What is the most puzzling of the twists, however, is Jim Kirk’s simmering anger and distrust towards Starfleet because they didn't come rescue them soon enough from Tarsus IV! Now, I've heard of theological problems or anger towards an omnipotent God for permitting evil, or for difficult personal challenges, but I've never heard of someone harboring resentment towards limited mortals for not rescuing them to their satisfaction… Oh that's right, except in Star Trek the new movie. This seems to be the same syndrome Nero developed towards Ambassador Spock who failed in his attempt to save the Romulan people. Is this a new trendy psychological disorder? No good deed goes unresented?

Curiously, we've seen this resentment towards Starfleet before in the Shatnerverse. The resurrected Kirk living in the 24th century expresses regrets about his lost years of dutiful Starfleet service and the person it‘s made of him. And now they dredge it out again for the young Kirk. One or more of the writers must have issues.

The young Spock's struggles are the more familiar, dealing with his dual heritage, being at odds with his parents and so forth. If you've ever wondered, as I have, why Kirk didn’t give Spock a nickname as he did "Bones", Collision corrects the oversight. Throughout the novel, Jim calls Spock "Stretch." The interplay between the two future friends really is the highlight of the novel.
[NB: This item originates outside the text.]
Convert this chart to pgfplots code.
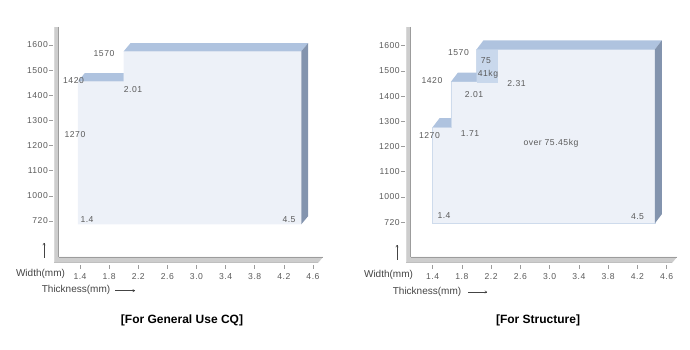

Another nice touch is that they remembered that someone named Mallory was the one who helped Kirk get into the Academy, as was expressed in the episode "The Apple." Here, Mallory is a shadowy, powerful figure from Starfleet Intelligence, who sees connections between the thefts Kirk and Spock are investigating and bigger problems out on an Earth colony. He hovers in the background as a mostly benevolent puppet master who comes to recognize the potential of these two young men, but who needs them to lead him to the bad guys.
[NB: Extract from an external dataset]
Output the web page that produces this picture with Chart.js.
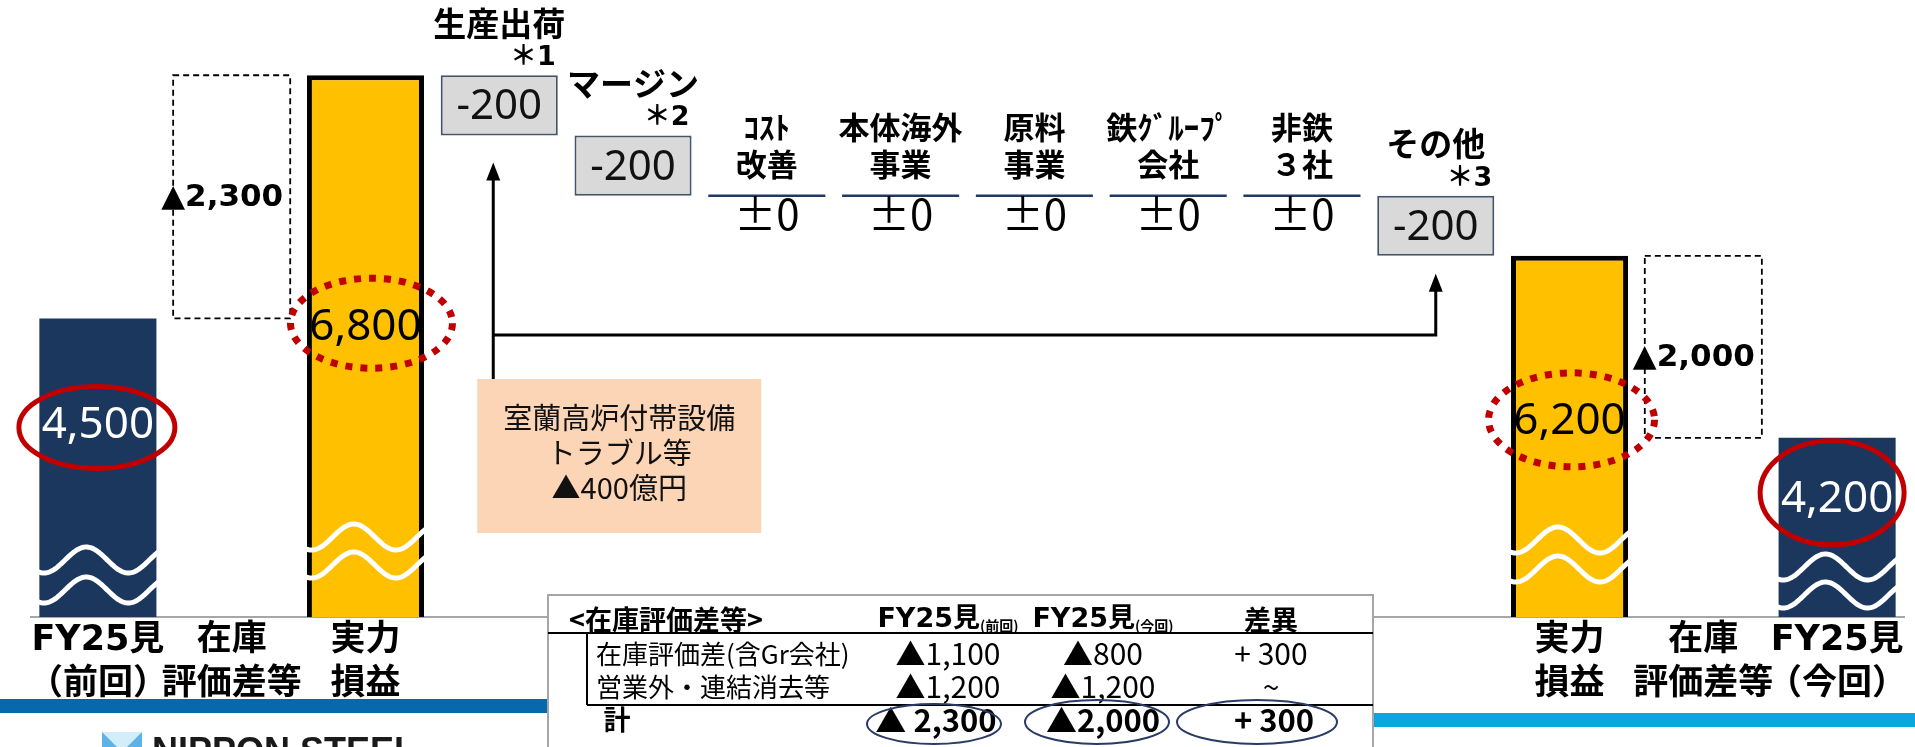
<!DOCTYPE html>
<html lang="ja">
<head>
  <meta charset="UTF-8">
  <meta name="viewport" content="width=device-width, initial-scale=1.0">
  <title>FY25 実力損益 増減</title>
  <style>
    html, body { margin: 0; padding: 0; background: #fff; overflow: hidden; }
    .canvas-con { width: 1915px; height: 747px; position: relative; }
  </style>
</head>
<body>
  <div class="canvas-con">
    <canvas id="myChart"></canvas>
  </div>

  <script src="https://cdn.jsdelivr.net/npm/chart.js"></script>
  <script>
  // columns, left to right
  const categories = ['FY25見（前回）', '在庫評価差等', '実力損益', '生産出荷', 'マージン', 'ｺｽﾄ改善', '本体海外事業',
    '原料事業', '鉄ｸﾞﾙｰﾌﾟ会社', '非鉄３社', 'その他', '実力損益', '在庫評価差等', 'FY25見（今回）'];
  const bottomLabels = [['FY25見', '（前回）'], ['在庫', '評価差等'], ['実力', '損益'], '', '', '', '', '', '', '', '',
    ['実力', '損益'], ['在庫', '評価差等'], ['FY25見', '（今回）']];

  // 億円
  const forecast = [4500, 4200];         // FY25見 前回 / 今回
  const coreProfit = [6800, 6200];       // 実力損益 前回 / 今回
  const inventoryDiff = [-2300, -2000];  // 在庫評価差等
  const stepLabels = [['生産出荷'], ['マージン'], ['ｺｽﾄ', '改善'], ['本体海外', '事業'], ['原料', '事業'],
    ['鉄ｸﾞﾙｰﾌﾟ', '会社'], ['非鉄', '３社'], ['その他']];
  const stepNotes = ['＊1', '＊2', '', '', '', '', '', '＊3'];
  const stepValues = [-200, -200, 0, 0, 0, 0, 0, -200];
  const noteText = ['室蘭高炉付帯設備', 'トラブル等', '▲400億円'];

  // <在庫評価差等> table
  const tableHead = ['<在庫評価差等>', 'FY25見', 'FY25見', '差異'];
  const tableHeadSub = ['', '(前回)', '(今回)', ''];
  const tableRows = ['在庫評価差(含Gr会社)', '営業外・連結消去等', '計'];
  const tablePrev = ['▲1,100', '▲1,200', '▲ 2,300'];
  const tableNow = ['▲800', '▲1,200', '▲2,000'];
  const tableDiff = ['+ 300', '~', '+ 300'];

  const n = categories.length;
  const forecastData = Array(n).fill(null);
  forecastData[0] = forecast[0];
  forecastData[n - 1] = forecast[1];
  const coreData = Array(n).fill(null);
  coreData[2] = coreProfit[0];
  coreData[11] = coreProfit[1];
  const stepData = Array(n).fill(null);
  let lvl = coreProfit[0];
  stepValues.forEach((v, i) => {
    if (v !== 0) stepData[3 + i] = [lvl + v, lvl];
    lvl += v;
  });

  const CJK = '"Noto Sans CJK JP"';
  const WIDE = '"DejaVu Sans", "Noto Sans CJK JP"';

  function label(ctx, s, x, y, font, color, align) {
    ctx.font = font;
    ctx.fillStyle = color || '#000';
    ctx.textAlign = align || 'center';
    ctx.textBaseline = 'middle';
    ctx.fillText(s, x, y);
  }
  function line(ctx, x1, y1, x2, y2) {
    ctx.beginPath();
    ctx.moveTo(x1, y1);
    ctx.lineTo(x2, y2);
    ctx.stroke();
  }
  function ellipse(ctx, cx, cy, rx, ry) {
    ctx.beginPath();
    ctx.ellipse(cx, cy, rx, ry, 0, 0, Math.PI * 2);
    ctx.stroke();
  }
  function arrowUp(ctx, x, tipY) {
    ctx.beginPath();
    ctx.moveTo(x, tipY);
    ctx.lineTo(x - 7, tipY + 18);
    ctx.lineTo(x + 7, tipY + 18);
    ctx.closePath();
    ctx.fill();
  }
  // axis-break marks
  function waves(ctx, cx, w, ys) {
    ctx.save();
    ctx.strokeStyle = '#fff';
    ctx.lineWidth = 5;
    ys.forEach(y0 => {
      ctx.beginPath();
      for (let t = -4; t <= w + 4; t++) {
        const yy = y0 - 13 * Math.cos(2 * Math.PI * (t - 0.4 * w) / (0.72 * w));
        if (t === -4) ctx.moveTo(cx - w / 2 + t, yy); else ctx.lineTo(cx - w / 2 + t, yy);
      }
      ctx.stroke();
    });
    ctx.restore();
  }

  const diagram = {
    id: 'diagram',
    beforeDraw: (chart) => {
      const ctx = chart.ctx;
      ctx.save();
      ctx.fillStyle = '#0868AE';
      ctx.fillRect(0, 699, 560, 14);
      ctx.fillStyle = '#0BA6E0';
      ctx.fillRect(1360, 713, 555, 14);
      // logo
      ctx.fillStyle = '#5DB3E6';
      ctx.fillRect(102, 732, 40, 40);
      ctx.fillStyle = '#D4EDFA';
      ctx.beginPath();
      ctx.moveTo(102, 732); ctx.lineTo(142, 732); ctx.lineTo(122, 752); ctx.closePath();
      ctx.fill();
      label(ctx, 'NIPPON STEEL', 152, 753, 'bold 36px "Liberation Sans"', '#1a1a1a', 'left');
      ctx.restore();
    },
    afterDatasetsDraw: (chart) => {
      const ctx = chart.ctx;
      const { x, y, y2 } = chart.scales;
      const colW = x.getPixelForValue(1) - x.getPixelForValue(0);
      const barW = colW * 0.875;
      const axes = { y, y2 };
      ctx.save();

      // dashed boxes for 在庫評価差等
      [1, 12].forEach((col, k) => {
        const cx = x.getPixelForValue(col);
        const top = y.getPixelForValue(coreProfit[k]);
        const bot = y2.getPixelForValue(coreProfit[k] + inventoryDiff[k]);
        ctx.save();
        ctx.setLineDash([6, 4]);
        ctx.lineWidth = 1.8;
        ctx.strokeStyle = '#000';
        ctx.strokeRect(cx - barW / 2, top, barW, bot - top);
        ctx.restore();
        const font = 'bold 31px "DejaVu Sans"';
        ctx.font = font;
        const tri = ctx.measureText('▲').width;
        const s = '▲' + Math.abs(inventoryDiff[k]).toLocaleString('en-US');
        label(ctx, s, cx - barW / 2 - tri / 2, (top + bot) / 2 + (k ? 11 : 1), font, '#000', 'left');
      });

      // totals: breaks, values, rings
      const marks = [
        { col: 0, val: forecast[0], axis: 'y2', fg: '#fff', dy: 105, ring: [-1, 4, 78, 41], dotted: false, br: [-57, -27] },
        { col: 2, val: coreProfit[0], axis: 'y', fg: '#000', dy: 250, ring: [6, -2, 81, 45], dotted: true, br: [-80, -52] },
        { col: 11, val: coreProfit[1], axis: 'y', fg: '#000', dy: 164, ring: [2, 0, 83, 47], dotted: true, br: [-77, -48] },
        { col: 13, val: forecast[1], axis: 'y2', fg: '#fff', dy: 60, ring: [-5, -5, 72, 52], dotted: false, br: [-50, -22] }
      ];
      const bottom = chart.chartArea.bottom;
      marks.forEach(m => {
        const cx = x.getPixelForValue(m.col);
        const top = axes[m.axis].getPixelForValue(m.val);
        waves(ctx, cx, barW, m.br.map(d => bottom + d));
        const ly = top + m.dy;
        label(ctx, m.val.toLocaleString('en-US'), cx, ly + 2, '44px "Noto Sans"', m.fg);
        ctx.save();
        ctx.strokeStyle = '#C00000';
        if (m.dotted) {
          ctx.lineWidth = 7;
          ctx.setLineDash([7, 8]);
        } else {
          ctx.lineWidth = 5;
        }
        ellipse(ctx, cx + m.ring[0], ly + m.ring[1], m.ring[2], m.ring[3]);
        ctx.restore();
      });

      // step labels
      let level = coreProfit[0];
      stepValues.forEach((v, i) => {
        const cx = x.getPixelForValue(3 + i);
        const next = level + v;
        if (v !== 0) {
          const top = y.getPixelForValue(level);
          const bot = y.getPixelForValue(next);
          label(ctx, String(v), cx, (top + bot) / 2 + 2, '42px "Noto Sans"', '#111');
          label(ctx, stepLabels[i][0], cx, top - 52, 'bold 33px ' + CJK, '#000');
          if (stepNotes[i]) label(ctx, stepNotes[i], cx + barW / 2 - 2, top - 17, 'bold 27px ' + WIDE, '#000', 'right');
        } else {
          const ly = y.getPixelForValue(level);
          ctx.strokeStyle = '#1F3864';
          ctx.lineWidth = 2.5;
          line(ctx, cx - barW / 2, ly, cx + barW / 2, ly);
          label(ctx, '±0', cx, ly + 18, '42px ' + CJK, '#000');
          label(ctx, stepLabels[i][0], cx, ly - 68, 'bold 31px ' + CJK, '#000');
          label(ctx, stepLabels[i][1], cx, ly - 31, 'bold 31px ' + CJK, '#000');
        }
        level = next;
      });

      // 室蘭 note and arrows
      const ax1 = x.getPixelForValue(3) - 6;
      const ax2 = x.getPixelForValue(10);
      const ay = 335;
      const boxTop = 379;
      const tip1 = y.getPixelForValue(coreProfit[0] + stepValues[0]) + 27;
      const tip2 = y.getPixelForValue(coreProfit[1]) + 18;
      ctx.fillStyle = '#FBD5B5';
      ctx.fillRect(ax1 - 16, boxTop, 284, 154);
      noteText.forEach((s, i) => label(ctx, s, ax1 - 16 + 142, 418 + i * 35, '29px ' + CJK, '#111'));
      ctx.strokeStyle = '#000';
      ctx.fillStyle = '#000';
      ctx.lineWidth = 3;
      ctx.beginPath();
      ctx.moveTo(ax1, boxTop);
      ctx.lineTo(ax1, tip1 + 12);
      ctx.moveTo(ax1, ay);
      ctx.lineTo(ax2, ay);
      ctx.lineTo(ax2, tip2 + 12);
      ctx.stroke();
      arrowUp(ctx, ax1, tip1);
      arrowUp(ctx, ax2, tip2);

      // table
      const tx = 548, ty = 595, tw = 825;
      ctx.fillStyle = '#fff';
      ctx.fillRect(tx, ty, tw, 170);
      ctx.strokeStyle = '#A6A6A6';
      ctx.lineWidth = 2;
      ctx.strokeRect(tx, ty, tw, 170);
      ctx.strokeStyle = '#000';
      line(ctx, tx, 633, tx + tw, 633);
      line(ctx, 587, 633, 587, 705);
      line(ctx, 587, 705, tx + tw, 705);
      const colX = [948, 1103, 1271];
      label(ctx, tableHead[0], 569, 620, 'bold 27px ' + CJK, '#000', 'left');
      [1, 2].forEach(j => {
        ctx.font = 'bold 27px ' + WIDE;
        const w1 = ctx.measureText(tableHead[j]).width;
        ctx.font = 'bold 14px ' + CJK;
        const w2 = ctx.measureText(tableHeadSub[j]).width;
        const x0 = colX[j - 1] - (w1 + w2) / 2;
        label(ctx, tableHead[j], x0, 620, 'bold 27px ' + WIDE, '#000', 'left');
        label(ctx, tableHeadSub[j], x0 + w1, 626, 'bold 14px ' + CJK, '#000', 'left');
      });
      label(ctx, tableHead[3], colX[2], 620, 'bold 27px ' + CJK, '#000');
      const rowY = [654, 687, 720];
      tableRows.forEach((s, r) => {
        const bold = r === 2;
        const f = (bold ? 'bold 31px ' : '30px ') + CJK;
        if (bold) label(ctx, s, 617, rowY[r], 'bold 27px ' + CJK, '#000');
        else label(ctx, s, 596, rowY[r], '26px ' + CJK, '#000', 'left');
        label(ctx, tablePrev[r], colX[0] - (bold ? 12 : 0), rowY[r], f, '#000');
        label(ctx, tableNow[r], colX[1], rowY[r], f, '#000');
        label(ctx, tableDiff[r], colX[2] + (bold ? 3 : 0), rowY[r], f, '#000');
      });
      ctx.strokeStyle = '#2A3B66';
      ctx.lineWidth = 2;
      ellipse(ctx, 934, 724, 67, 20);
      ellipse(ctx, 1097, 722, 72, 22);
      ellipse(ctx, 1257, 722, 80, 22);
      ctx.restore();
    }
  };

  const myChart = new Chart(document.getElementById('myChart'), {
    type: 'bar',
    data: {
      labels: bottomLabels,
      datasets: [
        { label: 'FY25見', data: forecastData, yAxisID: 'y2', backgroundColor: '#1C375E', borderWidth: 0 },
        { label: '実力損益', data: coreData, yAxisID: 'y', backgroundColor: '#FFC000', borderColor: '#000',
          borderWidth: 5, borderSkipped: false },
        { label: '増減', data: stepData, yAxisID: 'y', backgroundColor: '#D9D9D9', borderColor: '#44546A',
          borderWidth: 2, borderSkipped: false }
      ]
    },
    options: {
      responsive: true,
      maintainAspectRatio: false,
      animation: false,
      layout: { padding: { left: 31, right: 11, top: 0, bottom: 0 } },
      datasets: { bar: { grouped: false, barPercentage: 0.875, categoryPercentage: 1 } },
      plugins: {
        legend: { display: false },
        tooltip: { enabled: false }
      },
      scales: {
        x: {
          grid: { display: false, drawTicks: false },
          border: { display: true, color: '#A6A6A6', width: 2 },
          ticks: {
            autoSkip: false,
            maxRotation: 0,
            minRotation: 0,
            padding: 2,
            color: '#000',
            font: { family: WIDE, size: 35, weight: 'bold', lineHeight: 1.25 }
          },
          afterFit: (scale) => { scale.height = 130; }
        },
        // broken axes (not to scale, as in the original slide)
        y: { display: false, min: 5000, max: 7050 },
        y2: { display: false, min: 3750, max: 5300 }
      }
    },
    plugins: [diagram]
  });
  </script>
</body>
</html>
Finnegan is another canon character who makes a brief appearance. Remarkably, his portrayal of his pranks as teaching midshipmen to "expect the unexpected" is an amazing coincidence, in that I first gave Finnegan that very statement in "First Contact 101." In another odd parallel, their Kirk and Spock are shown having the same breakfast items as do mine: eggs and ham for Kirk and an apple for Spock. Hmmmm.

The big plotline groaner, in my opinion, is that the Collision Course writers succeed in putting Kirk in command of the U.S.S. Enterprise at an even younger age than Abrams did in the reboot movie. Though it was amusing to see our bright teens and their midshipmen companions trying to figure out how to fly a starship, their success would have been more believable had they "borrowed" a smaller vessel. C'mon guys, there's a reason you need a large crew to man a huge starship like the Enterprise. Scotty had to uniquely rig it in Star Trek III in order to fly it solely from the bridge. Plus I would very much like to think that Starfleet has more ships in its fleet than only the NCC-1701.

Ultimately, the one quality that I truly miss from this and the new movie James T. Kirk is his poetic-philosophical side, his musings about the meaning of life and its component parts, his self-questioning, if only at a teenage or young adult level. Just like the reboot movie, Collision is not your thinking person's Trek. I prefer to imagine Kirk as having had a solid family and community foundation, even a spiritual one if not devoutly religious, that gave him the core strength to endure and thrive in spite of the many challenges and tragedies he faced over the course of his fictional life’s adventure.

In spite of my issues with it, Shatnerverse Academy can be a fun and interesting story as long as you don't take it too seriously. Star Trek stories are all fan fiction nowadays, as far as I'm concerned, including the professional versions. They may be very expensive fanfic, as in the case of the movies, or Paramount-authorized fiction, but it’s still fanfic. I used to wonder how there came to be so many different versions of individual cultural myths or legends, but now we are seeing the process unfolding right before our eyes. My advice is to enjoy all of the versions of the Kirk and Spock backstories as is your inclination, but choose your own "canon." I'm very happy I was able to get my version out there before the rush.